Jack Thorne’s script delivers waspish exchanges as the men embody the clash between the hallowed old and exciting new. As mutual resentment and respect battle for dominance, Gielgud delivers delicious cuts couched as compliments – “You shout wonderfully,” he purrs – before it builds to a moving but manipulative catharsis.
Flynn impressively captures Burton’s idiosyncratic rhythms and his bombast, powerfully contrasted with glimpses of the childhood that torments him and
drives his greatness. Middleton is a strong presence but never captures Taylor’s charisma or wicked feline allure.

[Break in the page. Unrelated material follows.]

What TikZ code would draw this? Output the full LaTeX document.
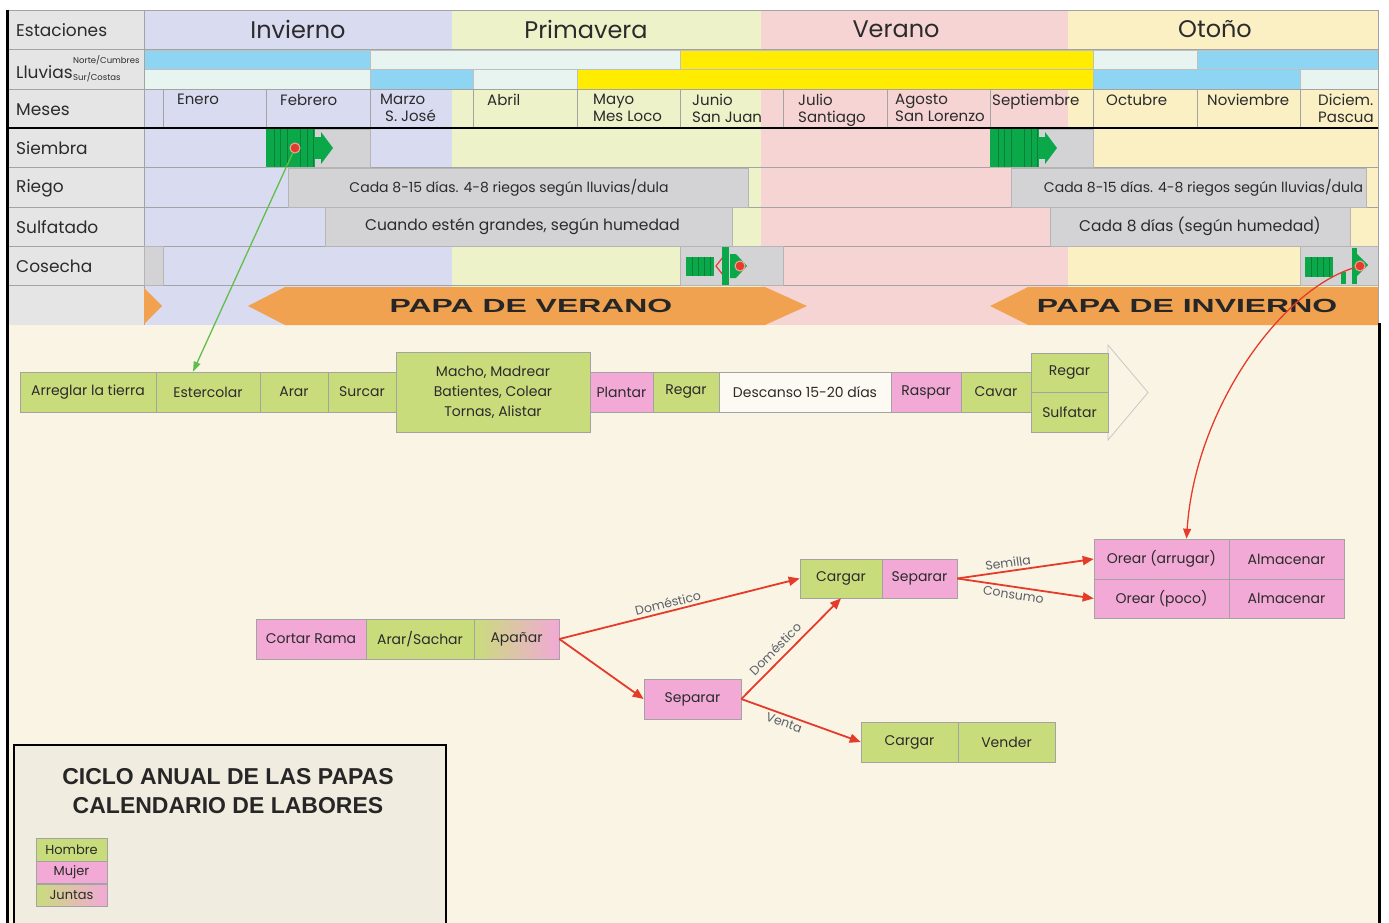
\documentclass[tikz,border=0pt]{standalone}
\usepackage{fontspec}
\usepackage{graphicx}
\setmainfont{Poppins}
\newfontfamily\headfont{Liberation Sans}
\usetikzlibrary{arrows.meta}

\definecolor{inv}{HTML}{D9DCF1}
\definecolor{pri}{HTML}{EDF2C9}
\definecolor{ver}{HTML}{F6D4D4}
\definecolor{oto}{HTML}{FAF0C4}
\definecolor{lab}{HTML}{E5E5E5}
\definecolor{gbox}{HTML}{D3D3D5}
\definecolor{rainb}{HTML}{8ED4F3}
\definecolor{rainl}{HTML}{E7F4EF}
\definecolor{rainy}{HTML}{FFEC00}
\definecolor{hgreen}{HTML}{C9DC7C}
\definecolor{mpink}{HTML}{F2A9D6}
\definecolor{cream}{HTML}{FAF4E4}
\definecolor{legbg}{HTML}{F1ECE0}
\definecolor{orng}{HTML}{F0A250}
\definecolor{icg}{HTML}{0BA84A}
\definecolor{icd}{HTML}{08803A}
\definecolor{arred}{HTML}{E53B2B}
\definecolor{argreen}{HTML}{62BE4A}
\definecolor{lines}{HTML}{A3A3A3}
\definecolor{txt}{HTML}{2B2B2B}
\definecolor{lbltxt}{HTML}{5A6068}

\tikzset{
  cell/.style={draw=lines, line width=0.6pt, inner sep=0pt, align=center, text=txt, font=\fontsize{14}{20}\selectfont},
  man/.style={cell, fill=hgreen},
  woman/.style={cell, fill=mpink},
  both/.style={cell, left color=hgreen, right color=mpink},
  rest/.style={cell, fill=cream!50!white},
  rowlab/.style={anchor=west, inner sep=0pt, text=txt, font=\fontsize{17}{20}\selectfont},
  month/.style={anchor=north west, inner sep=0pt, align=left, text=txt, font=\fontsize{15}{17}\selectfont},
  season/.style={inner sep=0pt, text=txt, font=\fontsize{24}{28}\selectfont},
  gbx/.style={draw=lines!80, line width=0.5pt, fill=gbox, inner sep=0pt, text=txt, font=\fontsize{15.5}{18}\selectfont},
  papa/.style={inner sep=0pt, text=black!85, font=\headfont\bfseries\fontsize{19}{20}\selectfont},
  redarrow/.style={draw=arred, line width=1.8pt, -{Triangle[length=11pt,width=9pt]}},
  lbl/.style={font=\fontsize{12.5}{13}\selectfont, text=lbltxt, sloped, inner sep=2.5pt},
  dotn/.style={circle, fill=arred, draw=arred!45, line width=1pt, minimum size=10pt, inner sep=0pt},
  leg/.style={cell, minimum width=71pt, font=\fontsize{13}{15}\selectfont},
}

\begin{document}
\begin{tikzpicture}[x=1pt,y=-1pt]
\useasboundingbox (0,0) rectangle (1389,923);
\fill[white] (0,0) rectangle (1389,923);
\fill[cream] (8,325) rectangle (1379,923);
% seasons
\fill[inv] (144,10) rectangle (452,325);
\fill[pri] (452,10) rectangle (761,325);
\fill[ver] (761,10) rectangle (1068,325);
\fill[oto] (1068,10) rectangle (1378,325);
\fill[lab] (8,10) rectangle (144,325);
% rain bars
\foreach \a/\b/\c in {144/370/rainb, 370/680/rainl, 680/1093/rainy, 1093/1197/rainl, 1197/1378/rainb}
  \filldraw[fill=\c, draw=lines!70, line width=0.4pt] (\a,50) rectangle (\b,69.5);
\foreach \a/\b/\c in {144/370/rainl, 370/473/rainb, 473/577/rainl, 577/1093/rainy, 1093/1300/rainb, 1300/1378/rainl}
  \filldraw[fill=\c, draw=lines!70, line width=0.4pt] (\a,69.5) rectangle (\b,89);
% grid
\foreach \yy in {10,49.5,89,167.5,207,246.5,285.5}
  \draw[lines, line width=0.7pt] (8,\yy) -- (1378,\yy);
\draw[lines, line width=0.7pt] (144,10) -- (144,325);
\foreach \xx in {163,266,370,473,577,680,783,887,990,1093,1197,1300}
  \draw[lines, line width=0.6pt] (\xx,89) -- (\xx,127);
\draw[black, line width=2.5pt] (8,128) -- (1378,128);

% seasons titles
\node[season] (sinv) at (298,29) {Invierno};
\node[season] (spri) at (586,29) {Primavera};
\node[season] (sver) at (896,29) {Verano};
\node[season] (soto) at (1215,29) {Otoño};

% row labels
\node[rowlab] (lest) at (16,30) {Estaciones};
\node[rowlab] (llluv) at (16,72) {Lluvias};
\node[anchor=west, inner sep=0pt, text=txt, font=\fontsize{8.5}{9}\selectfont] (lnc) at (73,60) {Norte/Cumbres};
\node[anchor=west, inner sep=0pt, text=txt, font=\fontsize{8.5}{9}\selectfont] (lsc) at (73,77) {Sur/Costas};
\node[rowlab] (lmes) at (16,110) {Meses};
\node[rowlab] (lsie) at (16,148) {Siembra};
\node[rowlab] (lrie) at (16,188) {Riego};
\node[rowlab] (lsul) at (16,227) {Sulfatado};
\node[rowlab] (lcos) at (16,266) {Cosecha};

% months
\node[month] (m1) at (177,94) {Enero};
\node[month] (m2) at (280,94) {Febrero};
\node[month] (m3) at (380,94) {Marzo\\\hspace*{5pt}S. José};
\node[month] (m4) at (487,94) {Abril};
\node[month] (m5) at (593,94) {Mayo\\Mes Loco};
\node[month] (m6) at (692,94) {Junio\\San Juan};
\node[month] (m7) at (798,94) {Julio\\Santiago};
\node[month] (m8) at (895,94) {Agosto\\San Lorenzo};
\node[month] (m9) at (992,94) {Septiembre};
\node[month] (m10) at (1106,94) {Octubre};
\node[month] (m11) at (1207,94) {Noviembre};
\node[month] (m12) at (1318,94) {Diciem.\\Pascua};

% grey boxes
\node[gbx, minimum width=104pt, minimum height=38pt] (siem1) at (318,148) {};
\node[gbx, minimum width=103pt, minimum height=38pt] (siem2) at (1041.5,148) {};
\node[gbx, minimum width=460pt, minimum height=39pt, font=\fontsize{14}{15}\selectfont] (riego1) at (518,187.5) {Cada 8-15 días. 4-8 riegos según lluvias/dula\hspace*{18pt}};
\node[gbx, minimum width=355pt, minimum height=39pt, font=\fontsize{14}{15}\selectfont] (riego2) at (1188.5,187.5) {\hspace*{30pt}Cada 8-15 días. 4-8 riegos según lluvias/dula};
\node[gbx, minimum width=407pt, minimum height=39pt] (sulf1) at (528.5,226.5) {Cuando estén grandes, según humedad\hspace*{12pt}};
\node[gbx, minimum width=300pt, minimum height=39pt] (sulf2) at (1200,226.5) {Cada 8 días (según humedad)};
\node[gbx, minimum width=19pt, minimum height=39pt] (cos0) at (153.5,266) {};
\node[gbx, minimum width=103pt, minimum height=39pt] (cos1) at (731.5,266) {};
\node[gbx, minimum width=78pt, minimum height=39pt] (cos2) at (1339,266) {};

% siembra icons
\foreach \ox in {266,990}{
  \begin{scope}[shift={(\ox,129)}]
    \fill[icg] (0,0) rectangle (49,38);
    \foreach \sx in {8,14,21,34,41,47} \draw[icd, line width=1pt] (\sx,0) -- (\sx,38);
    \fill[icg] (49,8) rectangle (56,30);
    \fill[icg] (55,3) -- (67,19) -- (55,35) -- cycle;
  \end{scope}
}
% cosecha icon 1
\begin{scope}[shift={(680,246)}]
  \fill[icg] (6,11) rectangle (34,30);
  \foreach \sx in {12,18,24,30} \draw[icd, line width=1pt] (\sx,11) -- (\sx,30);
  \draw[arred, line width=1.2pt] (43,11) -- (36,20) -- (43,29);
  \fill[icg] (42,1) rectangle (49,39);
  \fill[icg] (50,8) -- (56,8) -- (67,20) -- (56,32) -- (50,32) -- cycle;
\end{scope}
% cosecha icon 2
\begin{scope}[shift={(1300,246)}]
  \fill[icg] (5,11) rectangle (33,31);
  \foreach \sx in {11,17,23,29} \draw[icd, line width=1pt] (\sx,11) -- (\sx,31);
  \fill[icg] (41,26) rectangle (46,38);
  \fill[icg] (52,2) rectangle (57,38);
  \fill[icg] (57,8) -- (68,19) -- (57,30) -- cycle;
\end{scope}
\node[dotn] (d1) at (295,148) {};
\node[dotn] (d2) at (740,266) {};
\node[dotn] (d3) at (1360,266) {};

% orange bands
\fill[orng] (144,288) -- (162,306) -- (144,324) -- cycle;
\fill[orng] (248,306) -- (285,287) -- (765,287) -- (807,306) -- (765,325) -- (285,325) -- cycle;
\node[papa] (pv) at (531,306) {\scalebox{1.68}[1]{PAPA DE VERANO}};
\fill[orng] (990,306) -- (1028,287) -- (1378,287) -- (1378,325) -- (1028,325) -- cycle;
\node[papa] (pinv) at (1187,306) {\scalebox{1.68}[1]{PAPA DE INVIERNO}};

% borders
\draw[black, line width=3pt] (7,10) -- (7,923);
\draw[lines, line width=0.7pt] (1378,10) -- (1378,325);
\draw[black, line width=3pt] (1379.5,323) -- (1379.5,923);

% row of tasks
\draw[black!22, line width=0.8pt] (1108,353) -- (1108,345) -- (1148,392.5) -- (1108,440) -- (1108,432);
\node[man, minimum width=136pt, minimum height=40pt] (arreglar) at (88,392) {Arreglar la tierra};
\node[man, minimum width=104pt, minimum height=40pt] (estercolar) at (208,392) {Estercolar};
\node[man, minimum width=68pt, minimum height=40pt] (arar) at (294,392) {Arar};
\node[man, minimum width=68pt, minimum height=40pt] (surcar) at (362,392) {Surcar};
\node[man, minimum width=194pt, minimum height=80pt] (macho) at (493,392) {Macho, Madrear\\Batientes, Colear\\Tornas, Alistar};
\node[woman, minimum width=63pt, minimum height=40pt] (plantar) at (621.5,392) {Plantar};
\node[man, minimum width=66pt, minimum height=40pt] (regar1) at (686,392) {Regar};
\node[rest, minimum width=172pt, minimum height=40pt] (descanso) at (805,392) {Descanso 15-20 días};
\node[woman, minimum width=70pt, minimum height=40pt] (raspar) at (926,392) {Raspar};
\node[man, minimum width=70pt, minimum height=40pt] (cavar) at (996,392) {Cavar};
\node[man, minimum width=77pt, minimum height=39pt] (regar2) at (1069.5,372.5) {Regar};
\node[man, minimum width=77pt, minimum height=40pt] (sulfatar) at (1069.5,412) {Sulfatar};

% harvest flow
\node[woman, minimum width=110pt, minimum height=40pt] (cortar) at (311,639) {Cortar Rama};
\node[man, minimum width=108pt, minimum height=40pt] (sachar) at (420,639) {Arar/Sachar};
\node[both, minimum width=85pt, minimum height=40pt] (apanar) at (516.5,639) {Apañar};
\node[man, minimum width=82pt, minimum height=39pt] (cargar1) at (841,578.5) {Cargar};
\node[woman, minimum width=75pt, minimum height=39pt] (separar1) at (919.5,578.5) {Separar};
\node[woman, minimum width=97pt, minimum height=40pt] (separar2) at (692.5,699) {Separar};
\node[woman, minimum width=135pt, minimum height=40pt] (orear1) at (1161.5,559) {Orear (arrugar)};
\node[woman, minimum width=115pt, minimum height=40pt] (alm1) at (1286.5,559) {Almacenar};
\node[woman, minimum width=135pt, minimum height=39pt] (orear2) at (1161.5,598.5) {Orear (poco)};
\node[woman, minimum width=115pt, minimum height=39pt] (alm2) at (1286.5,598.5) {Almacenar};
\node[man, minimum width=97pt, minimum height=40pt] (cargar2) at (909.5,742) {Cargar};
\node[man, minimum width=97pt, minimum height=40pt] (vender) at (1006.5,742) {Vender};

% connectors
\draw[redarrow] (apanar.east) -- node[lbl, above, pos=0.46] {Doméstico} (cargar1.west);
\draw[redarrow] (apanar.east) -- (separar2.west);
\draw[redarrow] (separar2.east) -- node[lbl, above=3pt, pos=0.42] {Doméstico} (cargar1.south);
\draw[redarrow] (separar2.east) -- node[lbl, below, pos=0.38] {Venta} (cargar2.west);
\draw[redarrow] (separar1.east) -- node[lbl, above, pos=0.38] {Semilla} (orear1.west);
\draw[redarrow] (separar1.east) -- node[lbl, below, pos=0.42] {Consumo} (orear2.west);
\draw[argreen, line width=1.3pt, -{Triangle[length=10pt,width=7pt]}] (d1) -- ([xshift=-15pt]estercolar.north);
\draw[arred, line width=1.3pt, -{Triangle[length=10pt,width=8pt]}] (d3) .. controls (1280,290) and (1195,410) .. ([xshift=25pt]orear1.north);

% legend
\draw[fill=legbg, draw=black, line width=2.5pt] (14,745) rectangle (446,925);
\node[inner sep=0pt, text=black!85, font=\headfont\bfseries\fontsize{23}{26}\selectfont, align=center] (title) at (228,791) {CICLO ANUAL DE LAS PAPAS\\[3pt]CALENDARIO DE LABORES};
\node[leg, fill=hgreen, minimum height=23pt] (hombre) at (71.5,849.5) {Hombre};
\node[leg, fill=mpink, minimum height=22pt] (mujer) at (71.5,872) {Mujer};
\node[leg, left color=hgreen, right color=mpink, minimum height=22pt] (juntas) at (71.5,895) {Juntas};
\end{tikzpicture}
\end{document}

The crowning glory is Gatiss. Everyone else is performing while he simply is. It’s spinetingling. Not just capturing Gielgud’s sumptuous sound, he aches with a melancholy awareness that his own abilities remain but their time may have passed.
Inner pain peeks through with almost unbearable pathos. In an exquisitely moving scene, a male escort pierces Gielgud’s deflecting wit and steely poise, understanding that he just needs to be held, and he sobs in the stranger’s arms.
Ultimately, though, this is a passionate love letter to the stage and to the beauty of language.
The superb cast savour every line so wonderfully, it almost disguises the fact that the play is all smoke and mirrors – gorgeous artifice with not quite enough substance. But it’s gloriously entertaining all the same.